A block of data

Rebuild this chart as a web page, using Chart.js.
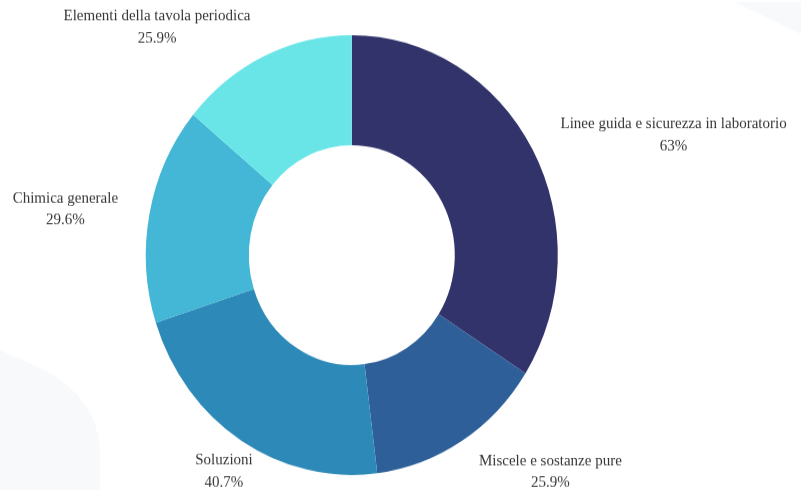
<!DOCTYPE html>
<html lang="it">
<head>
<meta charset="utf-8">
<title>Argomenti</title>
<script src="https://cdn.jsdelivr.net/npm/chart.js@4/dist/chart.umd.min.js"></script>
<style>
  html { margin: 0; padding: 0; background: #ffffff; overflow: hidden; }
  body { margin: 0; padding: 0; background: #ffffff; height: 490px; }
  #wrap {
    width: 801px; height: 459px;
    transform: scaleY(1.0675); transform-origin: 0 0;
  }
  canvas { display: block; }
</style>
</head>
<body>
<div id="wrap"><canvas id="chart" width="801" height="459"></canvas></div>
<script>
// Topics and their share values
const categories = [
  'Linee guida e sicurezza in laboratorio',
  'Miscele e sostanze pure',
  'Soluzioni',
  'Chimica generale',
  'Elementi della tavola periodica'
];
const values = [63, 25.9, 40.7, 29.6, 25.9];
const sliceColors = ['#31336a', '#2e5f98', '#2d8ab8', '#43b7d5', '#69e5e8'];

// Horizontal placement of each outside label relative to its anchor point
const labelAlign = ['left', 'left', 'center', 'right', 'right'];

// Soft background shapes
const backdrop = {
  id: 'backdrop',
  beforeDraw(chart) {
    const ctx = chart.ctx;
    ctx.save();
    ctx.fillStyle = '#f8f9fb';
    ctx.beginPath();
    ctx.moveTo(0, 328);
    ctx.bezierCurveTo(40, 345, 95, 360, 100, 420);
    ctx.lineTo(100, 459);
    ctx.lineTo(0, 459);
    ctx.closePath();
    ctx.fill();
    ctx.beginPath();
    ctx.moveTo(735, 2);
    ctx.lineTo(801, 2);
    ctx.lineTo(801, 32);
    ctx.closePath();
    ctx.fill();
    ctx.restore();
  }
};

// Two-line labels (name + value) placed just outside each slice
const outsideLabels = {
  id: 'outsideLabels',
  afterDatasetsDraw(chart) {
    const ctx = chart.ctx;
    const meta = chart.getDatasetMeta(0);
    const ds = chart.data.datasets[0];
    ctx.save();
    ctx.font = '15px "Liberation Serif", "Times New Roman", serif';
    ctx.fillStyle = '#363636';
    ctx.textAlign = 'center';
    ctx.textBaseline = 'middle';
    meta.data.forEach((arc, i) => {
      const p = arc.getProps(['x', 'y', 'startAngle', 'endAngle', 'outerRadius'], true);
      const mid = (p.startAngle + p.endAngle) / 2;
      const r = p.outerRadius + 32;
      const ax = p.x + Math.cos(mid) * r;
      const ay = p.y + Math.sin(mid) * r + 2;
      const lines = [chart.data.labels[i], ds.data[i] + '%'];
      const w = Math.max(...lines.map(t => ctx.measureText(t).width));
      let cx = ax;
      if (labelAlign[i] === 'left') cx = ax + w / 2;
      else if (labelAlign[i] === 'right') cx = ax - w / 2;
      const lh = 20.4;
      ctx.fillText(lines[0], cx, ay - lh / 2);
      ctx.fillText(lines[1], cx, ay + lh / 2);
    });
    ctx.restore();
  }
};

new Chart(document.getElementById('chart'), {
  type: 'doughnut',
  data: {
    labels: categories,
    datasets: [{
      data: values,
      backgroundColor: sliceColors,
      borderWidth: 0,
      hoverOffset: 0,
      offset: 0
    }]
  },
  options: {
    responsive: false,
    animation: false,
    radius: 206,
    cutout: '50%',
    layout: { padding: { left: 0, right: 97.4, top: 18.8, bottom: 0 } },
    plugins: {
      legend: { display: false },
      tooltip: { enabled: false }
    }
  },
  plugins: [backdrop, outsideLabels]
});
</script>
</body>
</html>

---

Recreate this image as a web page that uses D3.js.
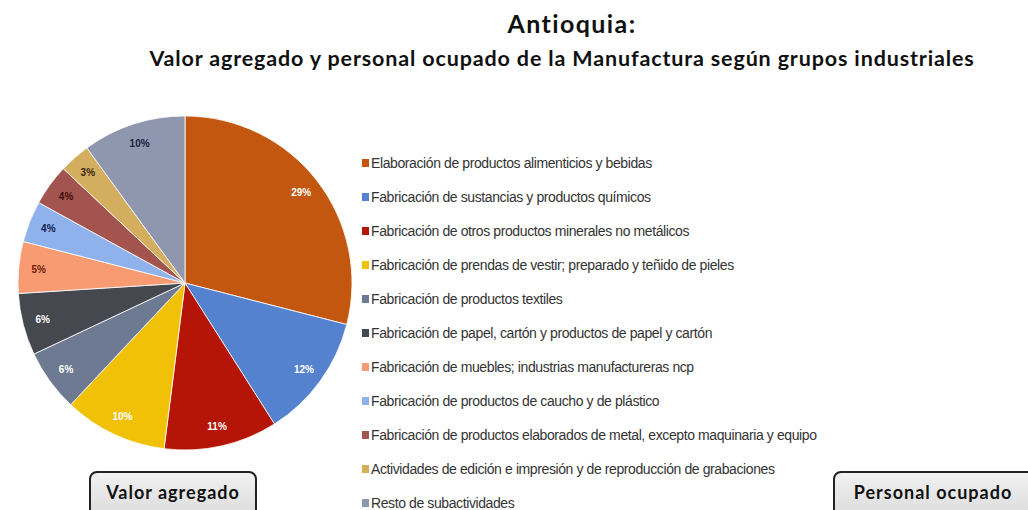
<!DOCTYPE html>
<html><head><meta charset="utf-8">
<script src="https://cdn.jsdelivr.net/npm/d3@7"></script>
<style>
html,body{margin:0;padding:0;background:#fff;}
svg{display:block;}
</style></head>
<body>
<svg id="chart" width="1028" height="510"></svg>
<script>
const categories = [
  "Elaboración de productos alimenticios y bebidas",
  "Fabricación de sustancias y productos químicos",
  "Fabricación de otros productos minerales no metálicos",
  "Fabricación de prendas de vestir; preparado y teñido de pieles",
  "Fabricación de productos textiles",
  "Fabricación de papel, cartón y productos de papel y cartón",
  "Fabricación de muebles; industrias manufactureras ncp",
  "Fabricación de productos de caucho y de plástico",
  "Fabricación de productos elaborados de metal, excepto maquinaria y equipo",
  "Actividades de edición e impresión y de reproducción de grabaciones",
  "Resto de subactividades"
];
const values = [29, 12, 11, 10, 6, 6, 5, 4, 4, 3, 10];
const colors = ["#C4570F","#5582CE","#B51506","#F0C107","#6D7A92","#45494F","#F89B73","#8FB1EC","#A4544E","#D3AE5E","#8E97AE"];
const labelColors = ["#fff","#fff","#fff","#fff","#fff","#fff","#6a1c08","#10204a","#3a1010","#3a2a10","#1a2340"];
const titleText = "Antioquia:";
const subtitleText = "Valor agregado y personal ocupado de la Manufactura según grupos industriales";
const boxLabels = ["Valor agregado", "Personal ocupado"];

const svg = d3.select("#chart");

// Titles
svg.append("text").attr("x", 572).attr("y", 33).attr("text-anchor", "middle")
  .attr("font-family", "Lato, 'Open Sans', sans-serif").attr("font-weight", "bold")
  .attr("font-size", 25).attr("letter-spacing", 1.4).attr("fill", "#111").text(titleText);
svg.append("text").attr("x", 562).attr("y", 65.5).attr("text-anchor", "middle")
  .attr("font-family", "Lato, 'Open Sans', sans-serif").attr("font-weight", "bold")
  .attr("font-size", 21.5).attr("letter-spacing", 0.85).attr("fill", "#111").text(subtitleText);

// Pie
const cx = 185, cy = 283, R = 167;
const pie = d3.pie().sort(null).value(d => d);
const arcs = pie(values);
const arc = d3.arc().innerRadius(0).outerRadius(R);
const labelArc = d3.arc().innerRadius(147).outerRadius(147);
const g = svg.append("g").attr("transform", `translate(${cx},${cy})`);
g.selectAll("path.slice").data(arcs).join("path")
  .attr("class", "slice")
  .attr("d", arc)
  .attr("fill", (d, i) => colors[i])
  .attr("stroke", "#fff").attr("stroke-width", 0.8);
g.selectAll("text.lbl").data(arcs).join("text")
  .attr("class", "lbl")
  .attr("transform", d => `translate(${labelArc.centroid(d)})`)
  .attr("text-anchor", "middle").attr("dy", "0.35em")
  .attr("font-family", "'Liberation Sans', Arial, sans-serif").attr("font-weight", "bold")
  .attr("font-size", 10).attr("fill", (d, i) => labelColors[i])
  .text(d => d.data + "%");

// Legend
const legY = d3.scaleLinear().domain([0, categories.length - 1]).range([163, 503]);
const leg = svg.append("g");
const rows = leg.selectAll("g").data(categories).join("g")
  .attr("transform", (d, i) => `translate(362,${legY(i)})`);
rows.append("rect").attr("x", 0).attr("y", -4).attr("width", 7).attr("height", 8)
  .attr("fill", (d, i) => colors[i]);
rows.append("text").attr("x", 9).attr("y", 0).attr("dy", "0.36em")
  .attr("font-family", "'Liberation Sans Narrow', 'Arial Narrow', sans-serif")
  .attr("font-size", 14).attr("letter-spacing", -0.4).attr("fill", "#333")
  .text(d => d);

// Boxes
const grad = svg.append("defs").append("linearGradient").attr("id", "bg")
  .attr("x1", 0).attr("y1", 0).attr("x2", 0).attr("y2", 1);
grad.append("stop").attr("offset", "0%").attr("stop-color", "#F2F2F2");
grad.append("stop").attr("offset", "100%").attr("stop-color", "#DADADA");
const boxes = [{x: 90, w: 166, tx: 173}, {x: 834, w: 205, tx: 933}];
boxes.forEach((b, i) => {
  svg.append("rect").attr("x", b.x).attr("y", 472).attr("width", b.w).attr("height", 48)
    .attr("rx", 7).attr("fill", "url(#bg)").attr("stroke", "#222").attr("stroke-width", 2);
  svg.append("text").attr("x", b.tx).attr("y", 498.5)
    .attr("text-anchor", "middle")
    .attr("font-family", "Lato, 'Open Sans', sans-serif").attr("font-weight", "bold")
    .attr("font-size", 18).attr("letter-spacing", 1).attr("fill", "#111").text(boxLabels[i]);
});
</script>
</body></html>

(WORK INSTRUCTIONS)
Print out, exactly and with nothing added, the lines starting at the line holding "Rebuild this chart" and ending at the line holding "const labelAlign = ['left', 'left', 'center', 'right', 'right'];", minus any pictures.

(EXERCISE ANSWER)
Rebuild this chart as a web page, using Chart.js.
<!DOCTYPE html>
<html lang="it">
<head>
<meta charset="utf-8">
<title>Argomenti</title>
<script src="https://cdn.jsdelivr.net/npm/chart.js@4/dist/chart.umd.min.js"></script>
<style>
  html { margin: 0; padding: 0; background: #ffffff; overflow: hidden; }
  body { margin: 0; padding: 0; background: #ffffff; height: 490px; }
  #wrap {
    width: 801px; height: 459px;
    transform: scaleY(1.0675); transform-origin: 0 0;
  }
  canvas { display: block; }
</style>
</head>
<body>
<div id="wrap"><canvas id="chart" width="801" height="459"></canvas></div>
<script>
// Topics and their share values
const categories = [
  'Linee guida e sicurezza in laboratorio',
  'Miscele e sostanze pure',
  'Soluzioni',
  'Chimica generale',
  'Elementi della tavola periodica'
];
const values = [63, 25.9, 40.7, 29.6, 25.9];
const sliceColors = ['#31336a', '#2e5f98', '#2d8ab8', '#43b7d5', '#69e5e8'];

// Horizontal placement of each outside label relative to its anchor point
const labelAlign = ['left', 'left', 'center', 'right', 'right'];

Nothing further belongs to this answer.